Gravely was in junior high school during the time of the Freedom Riders, and admits that he wishes he could have been a part of that movement.
“But I’m not going to lie to you, I don’t know if I would have,” Gravely said. “I would have been afraid, but I really wish I had the spirit and the courage and the opportunity that the Freedom Riders had to do it.”
Many high school students in the audience spoke out saying that they had not learned about the Freedom Riders through their class curriculum.
Gravely said that it is sad to hear that kids aren’t being taught about pivotal elements of the civil rights movement, but he understands why that is the case in public classrooms.
“People in the United States education system talk about victories and good times. They don’t like to talk about the hard times and there’s another issue. ... A lot of people in America are absolutely petrified and fearful of talking about race and making statements that may be considered stupid,” Gravely said.
But instead of perpetuating a mindset of unknowing, Gravely said that it is critical for the community, especially young people, to understand the history of the civil rights movement and the Freedom Riders.
“Not pushing it down their throats, not trying to indoctrinate them. Just tell them and show them the facts from newsreels, from press reports, from statements of the individuals there. They need to know so they have a better understanding where this country has been, where it is now and where it can go,” Gravely said earnestly.
Dillon Richards, a student from Thomas Dale High School, said that he had been told about the Freedom Riders while he was growing up, and he was surprised to find out that a lot of other students his age were unaware of this happening.
“I feel as though people really do need to know about that because we know about who paved the way for the first presidency to now, but we don’t about who paved the way from us being slaves,” Richards said.
Richards said the discussion gave him a newfound sense of how “heavy” the civil rights movement actually was for those involved, and the strength they used to overpower their fears to stand up in the face of serious danger.
“They knew in their hearts and in their minds that this is something that they needed to do, not something that they wanted to do,” Richards said.

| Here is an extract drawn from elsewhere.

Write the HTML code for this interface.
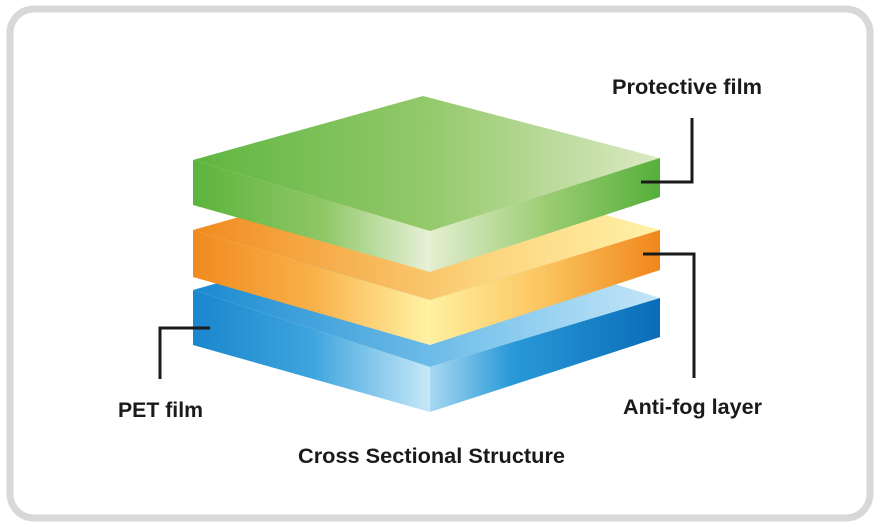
<!DOCTYPE html>
<html><head><meta charset="utf-8"><style>
html,body{margin:0;padding:0;background:#fff;}
body{width:881px;height:524px;overflow:hidden;}
svg text{font-family:"Liberation Sans",Arial,sans-serif;font-weight:bold;fill:#1a1a1a;}
</style></head><body>
<svg width="881" height="524" viewBox="0 0 881 524" xmlns="http://www.w3.org/2000/svg">
<defs>
<linearGradient id="gTop" x1="193" y1="0" x2="660" y2="0" gradientUnits="userSpaceOnUse">
<stop offset="0" stop-color="#5fb641"/><stop offset="0.5" stop-color="#93c96a"/><stop offset="1" stop-color="#dde9c4"/></linearGradient>
<linearGradient id="gL" x1="193" y1="0" x2="430" y2="0" gradientUnits="userSpaceOnUse">
<stop offset="0" stop-color="#5cb43c"/><stop offset="0.55" stop-color="#8ec766"/><stop offset="1" stop-color="#e8f1d8"/></linearGradient>
<linearGradient id="gR" x1="430" y1="0" x2="660" y2="0" gradientUnits="userSpaceOnUse">
<stop offset="0" stop-color="#e3eed0"/><stop offset="0.5" stop-color="#9ccd74"/><stop offset="1" stop-color="#55b03a"/></linearGradient>
<linearGradient id="oTop" x1="193" y1="0" x2="660" y2="0" gradientUnits="userSpaceOnUse">
<stop offset="0" stop-color="#f08a1e"/><stop offset="0.6" stop-color="#fcd27a"/><stop offset="1" stop-color="#fff2a8"/></linearGradient>
<linearGradient id="oL" x1="193" y1="0" x2="430" y2="0" gradientUnits="userSpaceOnUse">
<stop offset="0" stop-color="#f08a1e"/><stop offset="0.5" stop-color="#f9b048"/><stop offset="1" stop-color="#fff3a4"/></linearGradient>
<linearGradient id="oR" x1="430" y1="0" x2="660" y2="0" gradientUnits="userSpaceOnUse">
<stop offset="0" stop-color="#fff0a0"/><stop offset="0.5" stop-color="#fbc45e"/><stop offset="1" stop-color="#f0861c"/></linearGradient>
<linearGradient id="bTop" x1="193" y1="0" x2="660" y2="0" gradientUnits="userSpaceOnUse">
<stop offset="0" stop-color="#1a8ad0"/><stop offset="0.6" stop-color="#7cc4ec"/><stop offset="1" stop-color="#c4e6f8"/></linearGradient>
<linearGradient id="bL" x1="193" y1="0" x2="430" y2="0" gradientUnits="userSpaceOnUse">
<stop offset="0" stop-color="#1a86cc"/><stop offset="0.5" stop-color="#3ea4de"/><stop offset="1" stop-color="#c6e8f8"/></linearGradient>
<linearGradient id="bR" x1="430" y1="0" x2="660" y2="0" gradientUnits="userSpaceOnUse">
<stop offset="0" stop-color="#a8d8f2"/><stop offset="0.35" stop-color="#2a9ad8"/><stop offset="1" stop-color="#0a6cb8"/></linearGradient>
</defs>
<rect x="10" y="9" width="860" height="509" rx="24" ry="24" fill="#fff" stroke="#d6d8da" stroke-width="7"/>

<polygon points="193,290 423,225 660,298 430,367" fill="url(#bTop)"/>
<polygon points="193,290 430,367 430,412 193,345" fill="url(#bL)"/>
<polygon points="430,367 660,298 660,337 430,412" fill="url(#bR)"/>
<polygon points="193,230 423,165 660,230 430,300" fill="url(#oTop)"/>
<polygon points="193,230 430,300 430,345 193,277" fill="url(#oL)"/>
<polygon points="430,300 660,230 660,270 430,345" fill="url(#oR)"/>
<polygon points="193,160 423,96 660,158 430,231" fill="url(#gTop)"/>
<polygon points="193,160 430,231 430,272 193,205" fill="url(#gL)"/>
<polygon points="430,231 660,158 660,197 430,272" fill="url(#gR)"/>

<polyline points="641,182 692,182 692,118" fill="none" stroke="#1a1a1a" stroke-width="3"/>
<polyline points="643,254 694,254 694,378" fill="none" stroke="#1a1a1a" stroke-width="3"/>
<polyline points="210,328 160,328 160,379" fill="none" stroke="#1a1a1a" stroke-width="3"/>

<text x="612" y="94" font-size="21" textLength="150" lengthAdjust="spacingAndGlyphs">Protective film</text>
<text x="623" y="414" font-size="21" textLength="139" lengthAdjust="spacingAndGlyphs">Anti-fog layer</text>
<text x="118" y="417" font-size="21" textLength="85" lengthAdjust="spacingAndGlyphs">PET film</text>
<text x="298" y="463" font-size="21" textLength="267" lengthAdjust="spacingAndGlyphs">Cross Sectional Structure</text>
</svg>
</body></html>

Chris Ruth, the assistant director of public affairs for Chesterfield County, said that this was the first of four community discussions revolving around the “Created Equal” film series, documentaries that highlight movements for human rights in American history, where the audience will view certain clips from the films and then conduct kitchen-table discussions with the people around them about the content of the clip.
Ruth said the purpose is to get “people to talk about issues that are difficult” and that “we’re thrilled to have an opportunity to do this.”
The discussion was organized in part by Chesterfield County Black History Committee, Chesterfield County Public Schools and the Chesterfield Public Library.